Here is a tutorial that is "technically" on Factor theorem, but the video states that it is on Polynomial Remainder Theorem:

https://www.google.com/url?q=https://www.khanacademy.org/math/algebra2/arithmetic-with-polynomials/polynomial-remainder-theorem/v/polynomial-remainder-theorem-to-test-factor&sa=U&ved=0ahUKEwjR7sfv1rPJAhXHqx4KHW2oDpQQFggEMAA&client=internal-uds-cse&usg=AFQjCNE4TdbxCcj0T_Q-bVIxMa_g_hmAGg(24 votes)

- What additional advantage does polynomial remainder theorem have over synthetic division?(8 votes)
- It's useful if you only need to find the remainder or if you need to test factors of polynomials.(8 votes)

- Sal said x-5 is a factor ONLY if p(5) =0, but for this polynomial p(5)=-37. So how is it a factor of x^3+2x^2-37x+10?(6 votes)
- Slight misunderstanding on your part. p(5) DOES NOT equal -37. We are solving for the coefficient c, since the original question is p(x) = x³ + 2x² - cx + 10. We set p(x) equal to zero and solve for c.

If x-5 was a factor, then you could write p(x) as p(x)=(x-5)g(x), where x-5 is the factor we are given and g(x) is the other factor. Now recall when factoring quadratics, you would get, for example x²-6x+5 which would factor into (x-5)(x-1) and that since these were factors, we can now easily see what are the zeros of the original expression x²-6x+5, (those being 5 and 1). So if you put x=1 into x²-6x+5, the answer will be zero. If you put in x=5 into x²-6x+5, the answer will be zero.

It is the same deal here, but we only need to worry about 1 of the factors, this one (x-5).

p(x) can be written as p(x)=x³+2x²+cx+10, and it can also be written with one of its factors like this p(x)=(x-5)g(x). This means that x=5 MUST be a zero for p(x). Since it is, we can calculate p(5), set the result equal to zero and then solve for the missing coefficient, c. When you do that, you get c=-37.

That means p(x)=x³+2x²-37x+10 can be factored in a way that (x-5) is a factor (the other factor is x²+7x-2, that is p(x)=x³+2x²-37x+10 = (x-5)(x²+7x-2).(12 votes)

- If we were asked for example if (x + 5) was a factor, could we use the PRT with (-5)

as (x + 5) is the same as (x - (-5))?(6 votes)- Exactly. Excellent observation. You would indeed use -5.(8 votes)
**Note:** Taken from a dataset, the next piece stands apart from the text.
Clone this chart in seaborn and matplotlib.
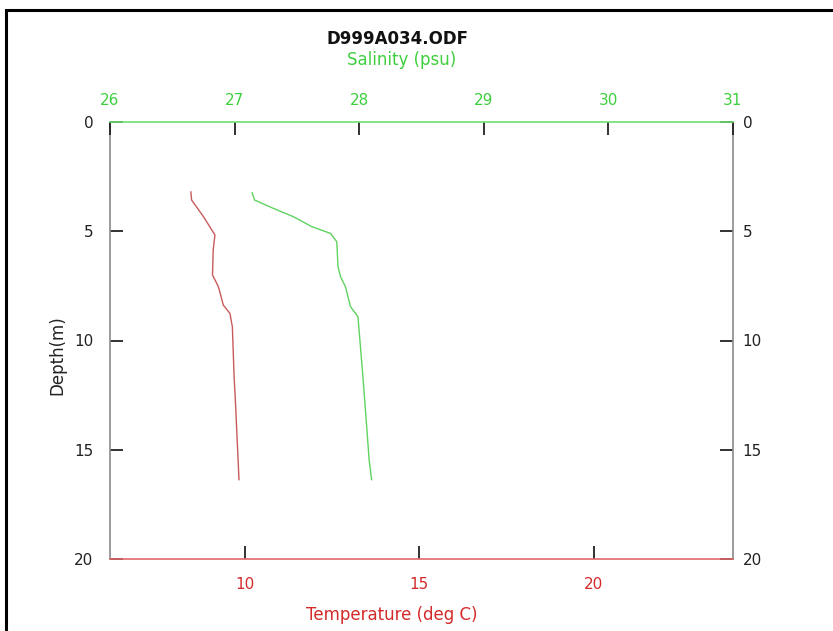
import matplotlib
matplotlib.use("Agg")
import matplotlib.pyplot as plt
import matplotlib.transforms as mtransforms
import seaborn as sns
import pandas as pd
from matplotlib.patches import Rectangle

# ---- data ----
temp_depth = [3.19, 3.57, 4.33, 5.17, 5.86, 7.00, 7.54, 8.38, 8.76, 9.37, 11.66, 12.87, 16.38]
temperature = [8.45, 8.47, 8.81, 9.14, 9.09, 9.07, 9.24, 9.38, 9.57, 9.64, 9.69, 9.73, 9.83]
sal_depth = [3.23, 3.57, 3.95, 4.33, 4.79, 5.10, 5.48, 6.62, 7.08, 7.54, 8.45, 8.91, 11.66, 13.94, 15.47, 16.38]
salinity = [27.14, 27.16, 27.31, 27.47, 27.62, 27.77, 27.82, 27.83, 27.85, 27.89, 27.93, 27.99, 28.03, 28.06, 28.08, 28.10]
depth_ticks = [0, 5, 10, 15, 20]
temp_ticks = [10, 15, 20]
sal_ticks = [26, 27, 28, 29, 30, 31]

title = "D999A034.ODF"

sns.set_style("white")
plt.rcParams['font.family'] = ['DejaVu Sans']

W, H = 833, 631
fig = plt.figure(figsize=(W / 100, H / 100), dpi=100)
ax = fig.add_axes([110 / W, 1 - 559 / H, (733 - 110) / W, (559 - 122) / H])
ax2 = ax.twiny()

df_t = pd.DataFrame({"Temperature": temperature, "Depth": temp_depth})
df_s = pd.DataFrame({"Salinity": salinity, "Depth": sal_depth})

red_line = "#c85a5a"
green_line = "#5fd35f"
red_txt = "#d42a2a"
green_txt = "#3ecf3e"

sns.lineplot(data=df_t, x="Temperature", y="Depth", sort=False, estimator=None,
             color=red_line, lw=1.0, ax=ax)
sns.lineplot(data=df_s, x="Salinity", y="Depth", sort=False, estimator=None,
             color=green_line, lw=1.0, ax=ax2)

ax.set_xlim(6.13, 24.0)
ax2.set_xlim(26, 31)
ax.set_ylim(20, 0)
ax2.set_ylim(20, 0)

ax.set_xticks(temp_ticks)
ax.set_xticklabels([str(t) for t in temp_ticks])
ax2.set_xticks(sal_ticks)
ax2.set_xticklabels([str(t) for t in sal_ticks])
ax.set_yticks(depth_ticks)
ax.set_yticklabels([str(t) for t in depth_ticks])

ax.set_xlabel("")
ax.set_ylabel("")
ax2.set_xlabel("")
ax2.set_ylabel("")

fs = 11
ax.tick_params(axis='y', which='both', direction='in', length=9.5, width=1.3, color='#222222',
               left=True, right=True, labelleft=True, labelright=True,
               labelsize=fs, labelcolor='#222222', pad=12)
ax.tick_params(axis='x', direction='in', length=9.5, width=1.3, color='#222222',
               bottom=True, top=False, labelsize=fs, labelcolor=red_txt, pad=13)
ax2.tick_params(axis='x', direction='in', length=9.5, width=1.3, color='#222222',
                top=True, bottom=False, labelsize=fs, labelcolor=green_txt, pad=10)
ax2.tick_params(axis='y', left=False, right=False, labelleft=False, labelright=False)

# right tick labels closer to the axis
offset = mtransforms.ScaledTranslation(-5 / 72, 0, fig.dpi_scale_trans)
for t in ax.yaxis.get_major_ticks():
    t.label2.set_transform(t.label2.get_transform() + offset)

for a in (ax, ax2):
    for s in a.spines.values():
        s.set_visible(False)
ax.spines['left'].set_visible(True)
ax.spines['right'].set_visible(True)
ax.spines['bottom'].set_visible(True)
ax2.spines['top'].set_visible(True)
ax.spines['left'].set_color('#8a8a8a')
ax.spines['right'].set_color('#8a8a8a')
ax.spines['left'].set_linewidth(1.2)
ax.spines['right'].set_linewidth(1.2)
ax.spines['bottom'].set_color('#e06a6a')
ax.spines['bottom'].set_linewidth(1.2)
ax2.spines['top'].set_color('#6fe06f')
ax2.spines['top'].set_linewidth(1.2)
ax.grid(False)
ax2.grid(False)

lfs = 12
fig.text(397.5 / W, 1 - 38.5 / H, title, ha='center', va='center', fontsize=lfs,
         fontweight='bold', color='#111111')
fig.text(402 / W, 1 - 60 / H, "Salinity (psu)", ha='center', va='center',
         fontsize=lfs, color=green_txt)
fig.text(392 / W, 1 - 615 / H, "Temperature (deg C)", ha='center', va='center',
         fontsize=lfs, color=red_txt)
fig.text(57 / W, 1 - 355 / H, "Depth(m)", ha='center', va='center', rotation=90,
         fontsize=lfs, color='#222222')

# outer black frame (cropped on right and bottom)
fig.patches.append(Rectangle((5.5 / W, -0.1), 1.2, 1.1 - 9.5 / H, transform=fig.transFigure,
                             fill=False, edgecolor='black', linewidth=2.2))

fig.savefig("out.png", dpi=100)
- if (x-5) is the factor we are solving for shouldn't we have plugged in -5 for x?(3 votes)
- what if (x-5) is not a factor, and there is remainder how would you proceed then?(4 votes)
- If you divide any polynomial and you are left with a non-zero remainder which can't be further divided, then the divisor is not a factor of that polynomial.

Hope you understood! :)(4 votes)

- Finding coefficients still confuses me...for my math assignment I have to solve this polynomial: p(x)= -5x^3-8x^2+2x+c

I have to solve for "c." Can someone please help me and explain the steps?(3 votes)- what do you mean, "solve for c"? perhaps you're given a factor such (x-1) or (x+2) or (x-10) or something?(5 votes)

- Does ''a'' need to be an integer?(4 votes)
- it can be any numerical value like a fraction, integer or decimal as a matter of fact(2 votes)

- How to solve similar questions when the divisor is quadratic?(4 votes)

## Video transcript

- So for what value of c, or values of c, is x minus five? Let me write it this way. For what c is x minus five a factor of p of x? I encourage you to pause the video and try to work through it. That p is actually a lower case p. P of x. All right, so I'm assuming
you have attempted this. We just have to realize,
okay, if x minus five is a factor of p of x,
that means you could write p of x, let me do
this in that green color, that means you could write p of x as being equal to x minus five
times some other business, times some other polynomial. So times some other polynomial. I don't know, let's just
call it g of x maybe, g of x, and this would be
a 2nd degree polynomial. So what would p of five have to be? Well p of five would have to zero. Five would have to be a
root of this polynomial. You see it right over here. If you replace this with the five, then this is going to be a five, and this is going to be a five. It doesn't matter what g of five is. This is going to be zero. So if x minus five is a factor, if and only if p of five is equal to zero. You could say that five is a root of the polynomial p. P of five is equal to zero. So let's just set p of five equal to zero and then try to solve for c. All right, so we're going to get five to the 3rd power. So this right over here, five
to the 3rd, so p of five. P, let me just write it down, p of five is equal to five to the 3rd is 125 plus two times five squared. So that's two times 25, plus 50, plus c times five, plus five c plus 10. That needs to be equal to zero. Now let's see, if we were
to add 125 to 50 to 10, we are going to get 175, 185. So we get 185 plus five
c is equal to zero. Subtract 185 from both sides, you get five c is equal to -185, or c is equal to -185 over five, which is going to be, let's see, it's -185 over five, which is equal to, let's see, five goes into 180, let's see, it goes into, well it's five, let's see, it's going to be 30. Five times 30 is 150. Then we'll have another 35 to go, so it's going to be 37, -37. Is that right? Five times 30 is 150,
five times seven is 35, yep, -37. And we're done. If this was x to the 3rd plus 2 x squared minus 37 x plus 10, then x minus five would be a factor of this polynomial.